Forced to yield the spotlight to the funeral of his enemy John McCain--one in which speaker after speaker praised McCain as a sort of anti-Trump--he distracted himself with golf and Twitter. As usual, many of the sixteen tweets Trump busied himself with were attempts to cast doubt on the Mueller investigation.
There was nothing new in Trump's bluster, but it came on the same day as two new pieces of information came to light. The first was that George Papadopoulos, whose drunken bragging about Russian infiltration attempts started the government's first investigation, testified that Trump had personally approved of his efforts in March of 2016 to set up a meeting between Trump and Vladimir Putin.
Papadopoulos thus becomes the second person in Trump's inner circle to implicate Trump in criminal acts under oath.
Also today, the New York Times reported on the work that Bruce Ohr had been doing for the Justice Department at the same time that Trump was reaching out to Russia. From 2014 to 2016, Ohr was part of a team that attempted to make informants out of influential Russian criminals. One of his targets was Oleg Deripaska, the Putin-linked oligarch who controlled Trump's campaign manager, Paul Manafort.

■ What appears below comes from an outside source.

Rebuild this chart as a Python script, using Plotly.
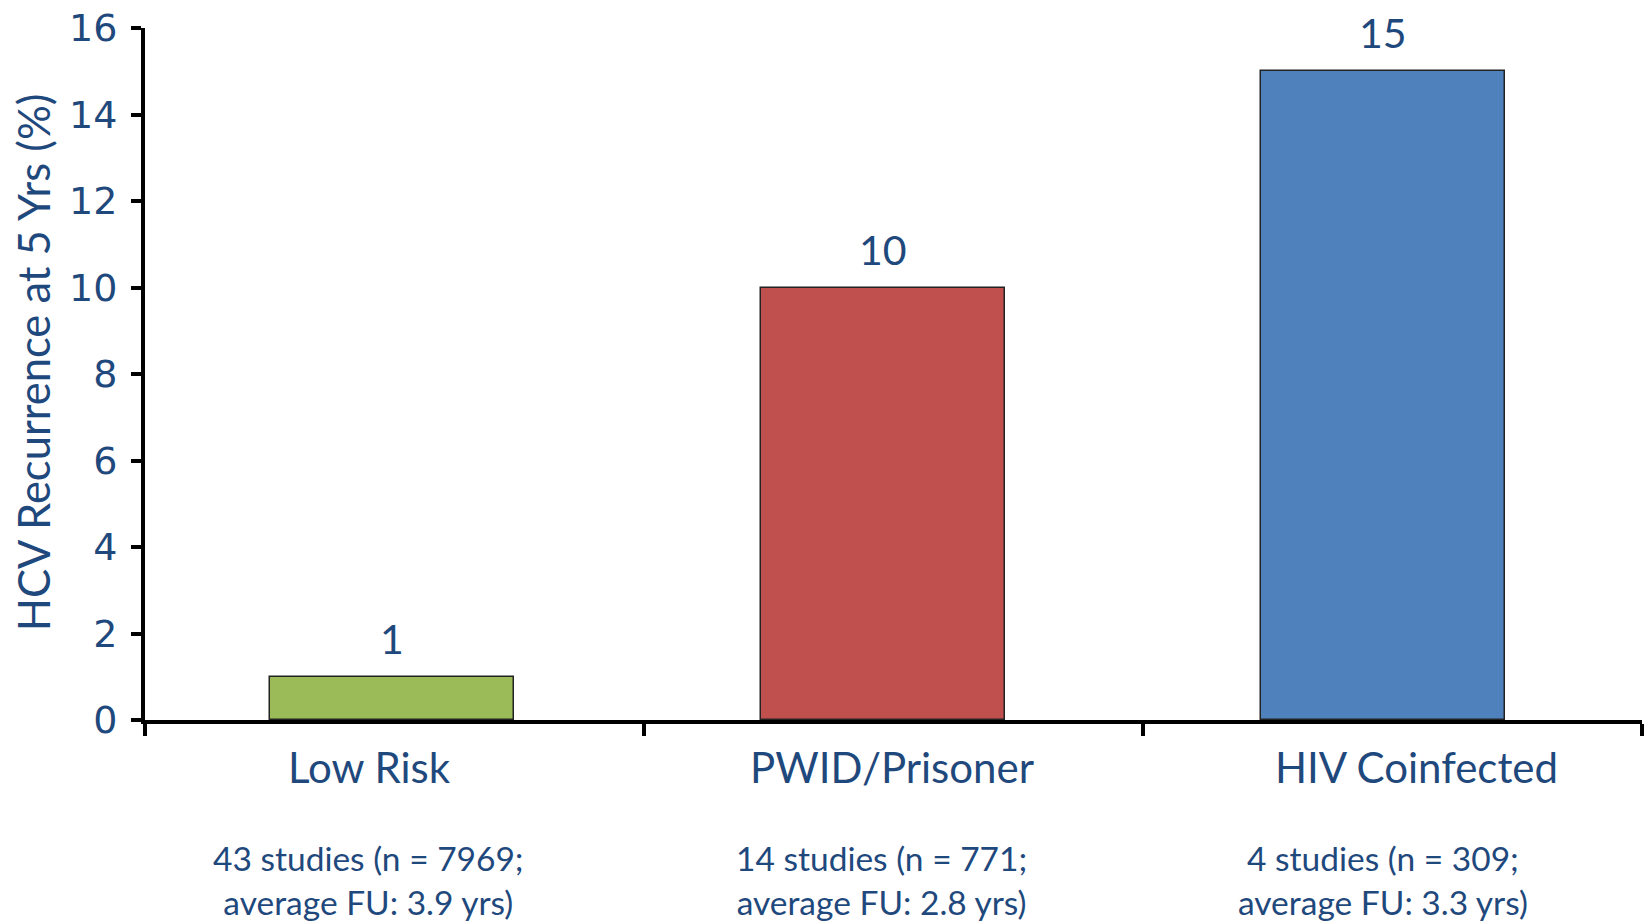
import plotly.graph_objects as go

# Data
categories = ["Low Risk", "PWID/Prisoner", "HIV Coinfected"]
recurrence = [1, 10, 15]
value_labels = ["1", "10", "15"]
study_notes = [
    "43 studies (n = 7969;<br>average FU: 3.9 yrs)",
    "14 studies (n = 771;<br>average FU: 2.8 yrs)",
    "4 studies (n = 309;<br>average FU: 3.3 yrs)",
]
bar_colors = ["#9BBB59", "#C0504D", "#4F81BD"]
y_ticks = [0, 2, 4, 6, 8, 10, 12, 14, 16]

TEXT = "#1F497D"
positions = [i + 0.5 for i in range(len(categories))]
BAR_W = 0.49
BAR_OFF = [-0.25, -0.266, -0.264]

fig = go.Figure()
fig.add_trace(go.Bar(
    x=positions,
    y=recurrence,
    width=BAR_W,
    offset=BAR_OFF,
    marker=dict(color=bar_colors, line=dict(color="#222222", width=1.5)),
    hoverinfo="skip",
))

# Value labels above each bar
for i, (val, lab) in enumerate(zip(recurrence, value_labels)):
    fig.add_annotation(
        x=positions[i] + BAR_OFF[i] + BAR_W / 2, y=val, xref="x", yref="y",
        text=lab, showarrow=False, yanchor="bottom", yshift=12,
        font=dict(family="Lato", size=41, color=TEXT),
    )

# Category names and study notes beneath the axis
name_shift = [-25, -2, 24]
note_shift = [-26, -12, -10]
for i, (cat, note) in enumerate(zip(categories, study_notes)):
    fig.add_annotation(
        x=positions[i], y=0, xref="x", yref="y",
        text=cat, showarrow=False, yanchor="top", yshift=-20,
        xshift=name_shift[i],
        font=dict(family="Lato", size=42, color=TEXT),
    )
    fig.add_annotation(
        x=positions[i], y=0, xref="x", yref="y",
        text=note, showarrow=False, yanchor="top", yshift=-116,
        xshift=note_shift[i],
        font=dict(family="Lato", size=33.5, color=TEXT),
    )

# Y-axis title
fig.add_annotation(
    x=0, y=0.517, xref="paper", yref="paper",
    text="HCV Recurrence at 5 Yrs (%)", textangle=-90, showarrow=False,
    xanchor="center", yanchor="middle", xshift=-112,
    font=dict(family="Lato", size=43.5, color=TEXT),
)

fig.update_layout(
    width=1648, height=924,
    margin=dict(l=145, r=6, t=23, b=204),
    plot_bgcolor="white", paper_bgcolor="white",
    showlegend=False,
    bargap=0,
)
fig.update_xaxes(
    range=[0, 3],
    tickvals=[0, 1, 2, 3], ticktext=["", "", "", ""],
    ticks="outside", ticklen=12, tickwidth=4, tickcolor="black",
    showline=True, linecolor="black", linewidth=4,
    showgrid=False, zeroline=False, fixedrange=True,
)
fig.update_yaxes(
    range=[0, 16],
    tickvals=y_ticks,
    ticks="outside", ticklen=10, tickwidth=4, tickcolor="black",
    showline=True, linecolor="black", linewidth=4,
    showgrid=False, zeroline=False,
    tickfont=dict(family="DejaVu Sans", size=38, color=TEXT),
    ticklabelstandoff=6,
)

fig.write_html("out.html")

Trump has repeatedly attacked Ohr in recent weeks. This appears to be part of a strategy on Trump's part to discredit or fire U.S. government officials who were involved in criminal or intelligence investigations against the Putin regime. Long before he entered politics, Trump had connections to Russians involved in laundering money for organized crime.
Why does this matter?
- The president is not above the law.
- A president innocent of specific crimes wouldn't attack exactly the parts of his own government responsible for investigating those specific crimes.